[Given task]
Reproduce the listing below word for word, with no pictures.

[Data lines]
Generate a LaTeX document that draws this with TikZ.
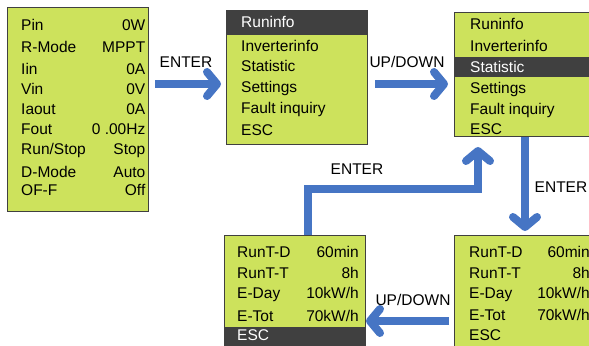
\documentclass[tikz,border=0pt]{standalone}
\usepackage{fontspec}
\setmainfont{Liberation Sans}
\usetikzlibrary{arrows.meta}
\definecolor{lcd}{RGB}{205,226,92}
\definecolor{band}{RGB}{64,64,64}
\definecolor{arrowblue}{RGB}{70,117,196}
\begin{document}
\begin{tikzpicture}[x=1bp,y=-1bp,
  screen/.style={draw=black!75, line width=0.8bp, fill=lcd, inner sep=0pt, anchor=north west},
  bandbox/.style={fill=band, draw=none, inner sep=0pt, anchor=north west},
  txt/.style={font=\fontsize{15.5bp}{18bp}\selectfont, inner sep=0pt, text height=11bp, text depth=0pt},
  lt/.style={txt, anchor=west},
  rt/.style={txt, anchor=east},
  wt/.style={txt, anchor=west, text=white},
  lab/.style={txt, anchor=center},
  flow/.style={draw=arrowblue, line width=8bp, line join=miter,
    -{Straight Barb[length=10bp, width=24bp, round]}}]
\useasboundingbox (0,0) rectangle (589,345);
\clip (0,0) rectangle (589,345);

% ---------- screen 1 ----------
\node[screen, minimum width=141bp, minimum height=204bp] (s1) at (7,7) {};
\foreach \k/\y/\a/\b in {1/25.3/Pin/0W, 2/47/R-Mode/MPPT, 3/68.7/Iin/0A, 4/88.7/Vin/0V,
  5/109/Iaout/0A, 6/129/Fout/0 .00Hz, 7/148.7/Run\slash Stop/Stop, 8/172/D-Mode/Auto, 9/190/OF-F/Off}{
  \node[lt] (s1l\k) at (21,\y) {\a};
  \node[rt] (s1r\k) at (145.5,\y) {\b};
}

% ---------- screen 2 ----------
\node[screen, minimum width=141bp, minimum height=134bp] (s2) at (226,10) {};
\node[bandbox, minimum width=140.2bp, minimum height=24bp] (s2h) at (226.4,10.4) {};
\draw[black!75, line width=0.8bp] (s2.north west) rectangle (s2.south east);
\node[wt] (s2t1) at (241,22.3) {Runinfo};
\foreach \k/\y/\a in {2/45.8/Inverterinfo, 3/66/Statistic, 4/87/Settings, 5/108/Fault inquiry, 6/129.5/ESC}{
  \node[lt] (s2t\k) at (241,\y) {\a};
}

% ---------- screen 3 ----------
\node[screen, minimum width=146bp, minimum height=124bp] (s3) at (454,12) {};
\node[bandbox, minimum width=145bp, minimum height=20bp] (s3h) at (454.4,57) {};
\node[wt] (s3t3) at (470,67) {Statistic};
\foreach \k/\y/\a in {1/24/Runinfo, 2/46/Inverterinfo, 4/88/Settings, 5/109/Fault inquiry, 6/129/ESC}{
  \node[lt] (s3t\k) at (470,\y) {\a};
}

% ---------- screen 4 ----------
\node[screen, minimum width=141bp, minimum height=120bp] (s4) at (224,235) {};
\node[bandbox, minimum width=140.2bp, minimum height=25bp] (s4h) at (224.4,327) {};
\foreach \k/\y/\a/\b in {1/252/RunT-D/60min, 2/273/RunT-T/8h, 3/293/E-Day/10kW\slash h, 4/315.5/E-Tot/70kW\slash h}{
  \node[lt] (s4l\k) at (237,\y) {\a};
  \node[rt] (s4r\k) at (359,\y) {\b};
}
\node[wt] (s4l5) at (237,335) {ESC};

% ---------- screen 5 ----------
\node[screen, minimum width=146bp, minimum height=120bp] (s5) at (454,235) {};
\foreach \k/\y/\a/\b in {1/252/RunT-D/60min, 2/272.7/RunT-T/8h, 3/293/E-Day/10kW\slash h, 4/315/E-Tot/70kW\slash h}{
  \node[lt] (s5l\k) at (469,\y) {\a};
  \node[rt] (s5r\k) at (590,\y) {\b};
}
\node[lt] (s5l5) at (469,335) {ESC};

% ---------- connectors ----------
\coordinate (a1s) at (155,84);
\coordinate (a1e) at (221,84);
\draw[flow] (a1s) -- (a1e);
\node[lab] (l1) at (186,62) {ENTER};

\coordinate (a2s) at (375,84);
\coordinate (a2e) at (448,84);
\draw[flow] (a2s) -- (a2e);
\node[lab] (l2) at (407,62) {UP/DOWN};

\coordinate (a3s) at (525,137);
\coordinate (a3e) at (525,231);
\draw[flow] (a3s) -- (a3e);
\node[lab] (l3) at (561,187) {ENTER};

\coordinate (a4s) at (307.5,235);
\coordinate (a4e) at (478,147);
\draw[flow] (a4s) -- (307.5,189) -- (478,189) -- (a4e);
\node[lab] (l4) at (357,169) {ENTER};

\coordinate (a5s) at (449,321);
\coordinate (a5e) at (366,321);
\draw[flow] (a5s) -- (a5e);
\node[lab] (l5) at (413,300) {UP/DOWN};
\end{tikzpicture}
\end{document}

[Task solution]
Generate a LaTeX document that draws this with TikZ.
\documentclass[tikz,border=0pt]{standalone}
\usepackage{fontspec}
\setmainfont{Liberation Sans}
\usetikzlibrary{arrows.meta}
\definecolor{lcd}{RGB}{205,226,92}
\definecolor{band}{RGB}{64,64,64}
\definecolor{arrowblue}{RGB}{70,117,196}
\begin{document}
\begin{tikzpicture}[x=1bp,y=-1bp,
  screen/.style={draw=black!75, line width=0.8bp, fill=lcd, inner sep=0pt, anchor=north west},
  bandbox/.style={fill=band, draw=none, inner sep=0pt, anchor=north west},
  txt/.style={font=\fontsize{15.5bp}{18bp}\selectfont, inner sep=0pt, text height=11bp, text depth=0pt},
  lt/.style={txt, anchor=west},
  rt/.style={txt, anchor=east},
  wt/.style={txt, anchor=west, text=white},
  lab/.style={txt, anchor=center},
  flow/.style={draw=arrowblue, line width=8bp, line join=miter,
    -{Straight Barb[length=10bp, width=24bp, round]}}]
\useasboundingbox (0,0) rectangle (589,345);
\clip (0,0) rectangle (589,345);

% ---------- screen 1 ----------
\node[screen, minimum width=141bp, minimum height=204bp] (s1) at (7,7) {};
\foreach \k/\y/\a/\b in {1/25.3/Pin/0W, 2/47/R-Mode/MPPT, 3/68.7/Iin/0A, 4/88.7/Vin/0V,
  5/109/Iaout/0A, 6/129/Fout/0 .00Hz, 7/148.7/Run\slash Stop/Stop, 8/172/D-Mode/Auto, 9/190/OF-F/Off}{
  \node[lt] (s1l\k) at (21,\y) {\a};
  \node[rt] (s1r\k) at (145.5,\y) {\b};
}

% ---------- screen 2 ----------
\node[screen, minimum width=141bp, minimum height=134bp] (s2) at (226,10) {};
\node[bandbox, minimum width=140.2bp, minimum height=24bp] (s2h) at (226.4,10.4) {};
\draw[black!75, line width=0.8bp] (s2.north west) rectangle (s2.south east);
\node[wt] (s2t1) at (241,22.3) {Runinfo};
\foreach \k/\y/\a in {2/45.8/Inverterinfo, 3/66/Statistic, 4/87/Settings, 5/108/Fault inquiry, 6/129.5/ESC}{
  \node[lt] (s2t\k) at (241,\y) {\a};
}

% ---------- screen 3 ----------
\node[screen, minimum width=146bp, minimum height=124bp] (s3) at (454,12) {};
\node[bandbox, minimum width=145bp, minimum height=20bp] (s3h) at (454.4,57) {};
\node[wt] (s3t3) at (470,67) {Statistic};
\foreach \k/\y/\a in {1/24/Runinfo, 2/46/Inverterinfo, 4/88/Settings, 5/109/Fault inquiry, 6/129/ESC}{
  \node[lt] (s3t\k) at (470,\y) {\a};
}

% ---------- screen 4 ----------
\node[screen, minimum width=141bp, minimum height=120bp] (s4) at (224,235) {};
\node[bandbox, minimum width=140.2bp, minimum height=25bp] (s4h) at (224.4,327) {};
\foreach \k/\y/\a/\b in {1/252/RunT-D/60min, 2/273/RunT-T/8h, 3/293/E-Day/10kW\slash h, 4/315.5/E-Tot/70kW\slash h}{
  \node[lt] (s4l\k) at (237,\y) {\a};
  \node[rt] (s4r\k) at (359,\y) {\b};
}
\node[wt] (s4l5) at (237,335) {ESC};

% ---------- screen 5 ----------
\node[screen, minimum width=146bp, minimum height=120bp] (s5) at (454,235) {};
\foreach \k/\y/\a/\b in {1/252/RunT-D/60min, 2/272.7/RunT-T/8h, 3/293/E-Day/10kW\slash h, 4/315/E-Tot/70kW\slash h}{
  \node[lt] (s5l\k) at (469,\y) {\a};
  \node[rt] (s5r\k) at (590,\y) {\b};
}
\node[lt] (s5l5) at (469,335) {ESC};

% ---------- connectors ----------
\coordinate (a1s) at (155,84);
\coordinate (a1e) at (221,84);
\draw[flow] (a1s) -- (a1e);
\node[lab] (l1) at (186,62) {ENTER};

\coordinate (a2s) at (375,84);
\coordinate (a2e) at (448,84);
\draw[flow] (a2s) -- (a2e);
\node[lab] (l2) at (407,62) {UP/DOWN};

\coordinate (a3s) at (525,137);
\coordinate (a3e) at (525,231);
\draw[flow] (a3s) -- (a3e);
\node[lab] (l3) at (561,187) {ENTER};

\coordinate (a4s) at (307.5,235);
\coordinate (a4e) at (478,147);
\draw[flow] (a4s) -- (307.5,189) -- (478,189) -- (a4e);
\node[lab] (l4) at (357,169) {ENTER};

\coordinate (a5s) at (449,321);
\coordinate (a5e) at (366,321);
\draw[flow] (a5s) -- (a5e);
\node[lab] (l5) at (413,300) {UP/DOWN};
\end{tikzpicture}
\end{document}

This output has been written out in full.